Objective -
Single out each line with the word "this" and copy it.

Source material -
--- --- ---
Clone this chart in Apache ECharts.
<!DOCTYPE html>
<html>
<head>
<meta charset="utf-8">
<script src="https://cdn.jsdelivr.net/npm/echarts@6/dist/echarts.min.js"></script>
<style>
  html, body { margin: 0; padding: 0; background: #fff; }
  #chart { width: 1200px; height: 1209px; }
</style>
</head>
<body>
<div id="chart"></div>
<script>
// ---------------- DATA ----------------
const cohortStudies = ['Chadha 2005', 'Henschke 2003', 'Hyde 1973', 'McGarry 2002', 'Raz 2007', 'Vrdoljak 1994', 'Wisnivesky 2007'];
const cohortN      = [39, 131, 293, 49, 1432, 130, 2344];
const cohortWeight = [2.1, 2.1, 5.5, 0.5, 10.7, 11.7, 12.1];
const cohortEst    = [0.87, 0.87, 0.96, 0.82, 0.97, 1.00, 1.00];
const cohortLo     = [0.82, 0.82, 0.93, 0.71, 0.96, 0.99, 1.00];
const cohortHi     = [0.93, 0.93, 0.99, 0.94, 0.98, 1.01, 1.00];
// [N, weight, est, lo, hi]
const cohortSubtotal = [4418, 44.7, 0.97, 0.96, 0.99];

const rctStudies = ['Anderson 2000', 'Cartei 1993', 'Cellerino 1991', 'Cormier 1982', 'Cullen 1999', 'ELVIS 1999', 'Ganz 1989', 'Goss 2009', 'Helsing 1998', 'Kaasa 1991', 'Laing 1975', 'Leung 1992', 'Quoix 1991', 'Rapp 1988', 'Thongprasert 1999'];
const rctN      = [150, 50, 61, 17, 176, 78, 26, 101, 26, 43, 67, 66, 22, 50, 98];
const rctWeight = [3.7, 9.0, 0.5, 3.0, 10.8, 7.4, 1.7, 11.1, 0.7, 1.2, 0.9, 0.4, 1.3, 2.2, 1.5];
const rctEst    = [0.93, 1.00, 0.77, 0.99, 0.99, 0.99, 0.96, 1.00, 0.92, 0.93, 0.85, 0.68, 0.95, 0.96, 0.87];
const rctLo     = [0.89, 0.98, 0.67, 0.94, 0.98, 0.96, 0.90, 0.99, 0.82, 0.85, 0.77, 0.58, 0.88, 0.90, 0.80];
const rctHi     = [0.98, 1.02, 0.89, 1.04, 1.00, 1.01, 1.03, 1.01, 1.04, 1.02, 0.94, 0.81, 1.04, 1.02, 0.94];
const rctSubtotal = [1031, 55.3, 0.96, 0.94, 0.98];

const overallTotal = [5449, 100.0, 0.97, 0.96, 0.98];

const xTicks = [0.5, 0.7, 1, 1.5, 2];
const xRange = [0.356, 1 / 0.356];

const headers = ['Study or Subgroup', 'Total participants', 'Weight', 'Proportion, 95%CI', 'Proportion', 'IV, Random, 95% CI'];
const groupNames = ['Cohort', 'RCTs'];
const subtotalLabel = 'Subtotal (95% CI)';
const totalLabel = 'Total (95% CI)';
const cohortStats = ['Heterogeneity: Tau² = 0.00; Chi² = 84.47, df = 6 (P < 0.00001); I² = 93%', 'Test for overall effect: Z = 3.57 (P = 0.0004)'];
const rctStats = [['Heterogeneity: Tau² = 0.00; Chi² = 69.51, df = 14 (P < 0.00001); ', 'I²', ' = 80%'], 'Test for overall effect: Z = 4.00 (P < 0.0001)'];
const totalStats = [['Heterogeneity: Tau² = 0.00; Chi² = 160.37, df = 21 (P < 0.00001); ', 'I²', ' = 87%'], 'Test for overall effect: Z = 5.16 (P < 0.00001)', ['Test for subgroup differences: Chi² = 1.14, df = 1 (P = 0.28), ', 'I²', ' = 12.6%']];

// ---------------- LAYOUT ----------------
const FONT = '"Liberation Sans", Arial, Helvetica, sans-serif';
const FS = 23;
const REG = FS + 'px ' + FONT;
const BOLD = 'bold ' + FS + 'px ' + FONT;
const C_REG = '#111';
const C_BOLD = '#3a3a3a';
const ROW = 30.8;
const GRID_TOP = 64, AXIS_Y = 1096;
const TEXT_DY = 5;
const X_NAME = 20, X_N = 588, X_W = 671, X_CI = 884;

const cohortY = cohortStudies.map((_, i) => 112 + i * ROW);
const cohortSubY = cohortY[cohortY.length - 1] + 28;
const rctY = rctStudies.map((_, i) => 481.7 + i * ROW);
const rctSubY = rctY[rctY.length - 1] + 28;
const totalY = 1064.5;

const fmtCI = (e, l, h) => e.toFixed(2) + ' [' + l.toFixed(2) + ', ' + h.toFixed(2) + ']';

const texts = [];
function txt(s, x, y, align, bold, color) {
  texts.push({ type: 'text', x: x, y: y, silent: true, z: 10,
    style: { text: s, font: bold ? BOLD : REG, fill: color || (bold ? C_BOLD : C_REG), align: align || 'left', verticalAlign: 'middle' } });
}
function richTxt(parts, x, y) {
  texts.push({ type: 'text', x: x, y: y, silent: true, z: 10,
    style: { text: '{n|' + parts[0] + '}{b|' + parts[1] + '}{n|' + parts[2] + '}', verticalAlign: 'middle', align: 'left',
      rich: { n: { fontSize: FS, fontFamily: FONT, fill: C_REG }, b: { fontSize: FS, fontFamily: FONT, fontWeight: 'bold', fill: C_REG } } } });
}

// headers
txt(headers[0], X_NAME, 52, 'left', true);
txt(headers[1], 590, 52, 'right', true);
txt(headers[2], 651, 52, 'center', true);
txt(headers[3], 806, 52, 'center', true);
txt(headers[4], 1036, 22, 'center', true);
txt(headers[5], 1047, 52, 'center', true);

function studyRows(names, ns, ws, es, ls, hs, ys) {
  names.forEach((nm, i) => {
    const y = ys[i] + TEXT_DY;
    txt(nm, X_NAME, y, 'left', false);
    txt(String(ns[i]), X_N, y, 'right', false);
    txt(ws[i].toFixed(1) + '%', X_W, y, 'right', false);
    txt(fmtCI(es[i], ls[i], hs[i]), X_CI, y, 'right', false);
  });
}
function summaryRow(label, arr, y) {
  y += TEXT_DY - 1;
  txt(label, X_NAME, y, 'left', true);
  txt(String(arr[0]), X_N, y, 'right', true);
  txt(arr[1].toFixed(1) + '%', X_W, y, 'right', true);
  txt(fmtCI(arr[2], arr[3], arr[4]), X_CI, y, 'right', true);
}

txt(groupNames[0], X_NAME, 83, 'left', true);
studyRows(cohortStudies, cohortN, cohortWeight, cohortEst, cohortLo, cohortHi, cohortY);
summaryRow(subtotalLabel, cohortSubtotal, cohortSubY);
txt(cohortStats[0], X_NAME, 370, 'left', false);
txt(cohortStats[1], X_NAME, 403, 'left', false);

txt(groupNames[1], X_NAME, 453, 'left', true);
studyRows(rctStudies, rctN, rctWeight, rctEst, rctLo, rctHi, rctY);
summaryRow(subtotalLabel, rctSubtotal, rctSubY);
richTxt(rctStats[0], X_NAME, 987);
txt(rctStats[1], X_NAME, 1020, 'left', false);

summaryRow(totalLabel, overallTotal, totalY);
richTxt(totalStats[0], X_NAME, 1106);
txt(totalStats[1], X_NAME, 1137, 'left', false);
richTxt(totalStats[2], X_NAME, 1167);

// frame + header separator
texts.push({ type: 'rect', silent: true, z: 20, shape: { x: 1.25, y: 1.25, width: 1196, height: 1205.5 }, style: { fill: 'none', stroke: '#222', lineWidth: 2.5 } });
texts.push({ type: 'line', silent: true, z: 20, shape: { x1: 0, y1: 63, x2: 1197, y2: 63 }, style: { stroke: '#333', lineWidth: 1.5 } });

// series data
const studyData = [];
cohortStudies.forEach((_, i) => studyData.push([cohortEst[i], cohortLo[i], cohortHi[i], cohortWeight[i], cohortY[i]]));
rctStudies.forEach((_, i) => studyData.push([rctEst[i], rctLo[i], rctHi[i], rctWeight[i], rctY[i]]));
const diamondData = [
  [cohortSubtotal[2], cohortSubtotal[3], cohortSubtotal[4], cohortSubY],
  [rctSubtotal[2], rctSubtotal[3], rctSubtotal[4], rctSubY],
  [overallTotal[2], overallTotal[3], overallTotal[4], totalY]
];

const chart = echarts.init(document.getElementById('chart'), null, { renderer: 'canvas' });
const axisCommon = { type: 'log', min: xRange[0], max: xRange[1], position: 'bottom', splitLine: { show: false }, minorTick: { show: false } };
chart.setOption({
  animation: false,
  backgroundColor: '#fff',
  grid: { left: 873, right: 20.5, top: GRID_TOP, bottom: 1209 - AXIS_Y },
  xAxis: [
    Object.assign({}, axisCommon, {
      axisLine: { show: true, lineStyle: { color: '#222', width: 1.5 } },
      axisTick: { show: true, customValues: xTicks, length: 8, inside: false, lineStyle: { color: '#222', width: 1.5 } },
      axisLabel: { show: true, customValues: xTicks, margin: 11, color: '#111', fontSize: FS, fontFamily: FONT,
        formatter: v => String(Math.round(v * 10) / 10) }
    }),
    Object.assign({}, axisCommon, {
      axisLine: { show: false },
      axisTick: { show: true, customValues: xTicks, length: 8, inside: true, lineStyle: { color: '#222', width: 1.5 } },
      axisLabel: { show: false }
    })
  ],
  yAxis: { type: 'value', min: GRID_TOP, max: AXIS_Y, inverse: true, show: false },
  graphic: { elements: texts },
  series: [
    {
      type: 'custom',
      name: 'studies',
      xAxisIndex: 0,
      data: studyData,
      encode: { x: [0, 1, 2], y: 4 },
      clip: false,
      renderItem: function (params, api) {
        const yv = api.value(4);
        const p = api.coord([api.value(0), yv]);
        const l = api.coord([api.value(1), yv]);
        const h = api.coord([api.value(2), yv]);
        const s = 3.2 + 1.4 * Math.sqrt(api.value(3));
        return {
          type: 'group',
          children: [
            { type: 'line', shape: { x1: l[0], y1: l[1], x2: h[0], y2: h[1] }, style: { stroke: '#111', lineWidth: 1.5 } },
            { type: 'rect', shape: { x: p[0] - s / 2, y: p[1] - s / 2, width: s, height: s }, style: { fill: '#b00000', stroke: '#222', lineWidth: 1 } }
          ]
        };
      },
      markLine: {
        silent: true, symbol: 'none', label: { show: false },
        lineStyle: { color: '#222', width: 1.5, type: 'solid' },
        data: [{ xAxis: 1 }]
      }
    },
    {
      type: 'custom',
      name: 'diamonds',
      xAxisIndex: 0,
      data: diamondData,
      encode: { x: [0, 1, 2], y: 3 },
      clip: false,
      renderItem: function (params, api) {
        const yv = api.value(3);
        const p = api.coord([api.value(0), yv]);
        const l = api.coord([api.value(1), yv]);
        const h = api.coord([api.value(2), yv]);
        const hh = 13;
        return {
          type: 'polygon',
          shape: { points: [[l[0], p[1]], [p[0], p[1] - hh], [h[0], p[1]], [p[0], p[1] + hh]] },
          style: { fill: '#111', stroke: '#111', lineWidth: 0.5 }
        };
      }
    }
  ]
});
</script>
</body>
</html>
--- --- ---
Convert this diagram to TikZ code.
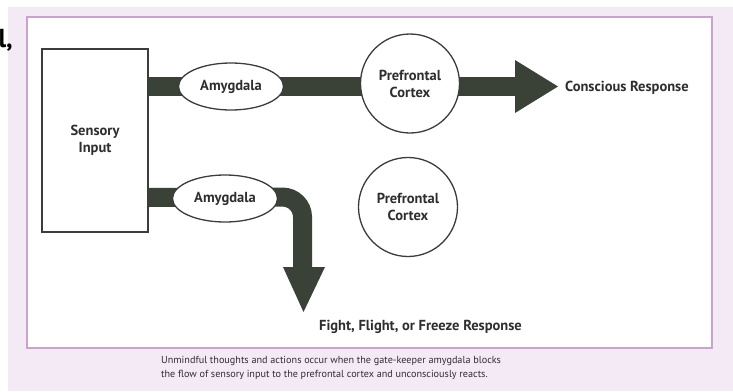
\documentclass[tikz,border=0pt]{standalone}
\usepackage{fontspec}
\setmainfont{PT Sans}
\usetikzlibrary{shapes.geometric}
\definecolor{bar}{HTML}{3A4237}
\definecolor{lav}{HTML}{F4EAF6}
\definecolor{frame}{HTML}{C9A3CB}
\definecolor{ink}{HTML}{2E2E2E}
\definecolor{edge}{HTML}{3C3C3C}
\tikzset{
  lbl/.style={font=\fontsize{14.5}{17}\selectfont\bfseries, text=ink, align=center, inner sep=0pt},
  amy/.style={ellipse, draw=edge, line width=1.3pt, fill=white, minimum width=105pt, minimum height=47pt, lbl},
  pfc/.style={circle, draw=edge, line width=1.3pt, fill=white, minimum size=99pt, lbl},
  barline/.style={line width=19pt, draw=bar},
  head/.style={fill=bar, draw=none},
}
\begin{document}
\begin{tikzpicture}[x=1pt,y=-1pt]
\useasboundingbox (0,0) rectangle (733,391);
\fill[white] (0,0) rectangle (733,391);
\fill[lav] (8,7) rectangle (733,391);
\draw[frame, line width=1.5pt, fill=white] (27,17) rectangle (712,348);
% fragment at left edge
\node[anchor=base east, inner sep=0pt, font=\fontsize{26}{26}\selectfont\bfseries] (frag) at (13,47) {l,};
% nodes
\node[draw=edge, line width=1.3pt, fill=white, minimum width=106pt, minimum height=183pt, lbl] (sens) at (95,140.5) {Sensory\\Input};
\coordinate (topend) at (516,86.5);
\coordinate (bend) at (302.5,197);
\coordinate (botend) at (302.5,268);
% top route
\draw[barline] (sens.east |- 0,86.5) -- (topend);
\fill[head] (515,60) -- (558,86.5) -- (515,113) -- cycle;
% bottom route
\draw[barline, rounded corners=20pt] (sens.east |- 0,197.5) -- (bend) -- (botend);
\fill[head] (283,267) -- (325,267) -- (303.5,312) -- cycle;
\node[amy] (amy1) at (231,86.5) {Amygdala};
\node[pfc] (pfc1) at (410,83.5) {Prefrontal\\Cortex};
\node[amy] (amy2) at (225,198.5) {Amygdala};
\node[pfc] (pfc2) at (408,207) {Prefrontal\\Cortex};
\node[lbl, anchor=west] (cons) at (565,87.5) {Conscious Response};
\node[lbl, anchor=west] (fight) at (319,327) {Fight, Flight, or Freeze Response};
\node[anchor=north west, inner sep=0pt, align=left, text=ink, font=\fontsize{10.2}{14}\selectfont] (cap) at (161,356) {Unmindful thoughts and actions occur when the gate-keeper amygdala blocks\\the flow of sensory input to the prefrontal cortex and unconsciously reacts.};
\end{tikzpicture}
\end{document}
--- --- ---
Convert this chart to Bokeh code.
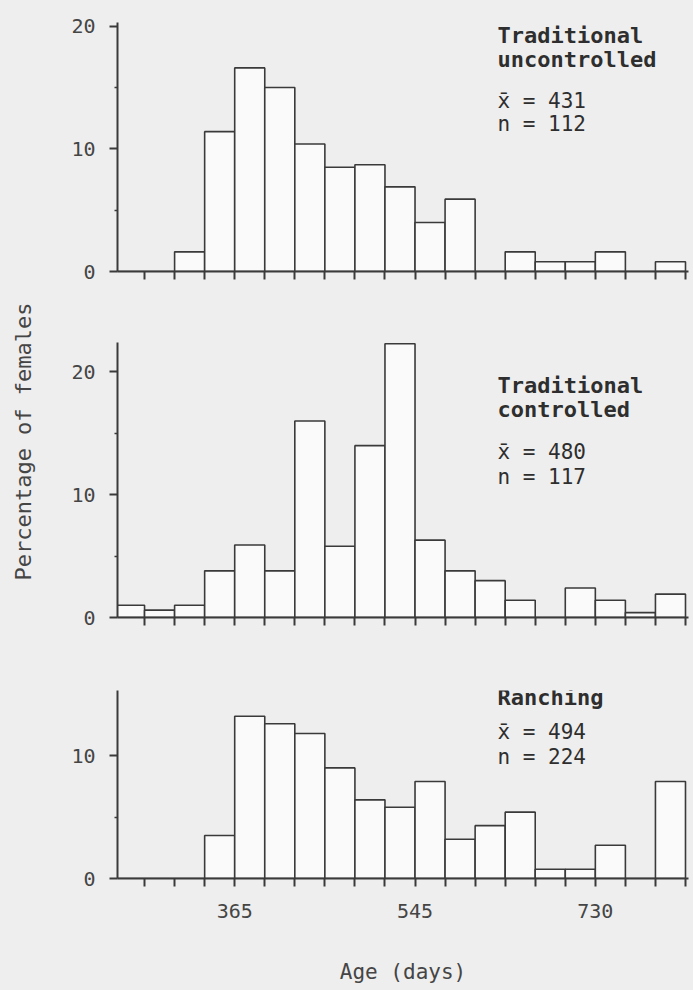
--- --- ---
Reply -
Clone this chart in Apache ECharts.
Convert this diagram to TikZ code.
Convert this chart to Bokeh code.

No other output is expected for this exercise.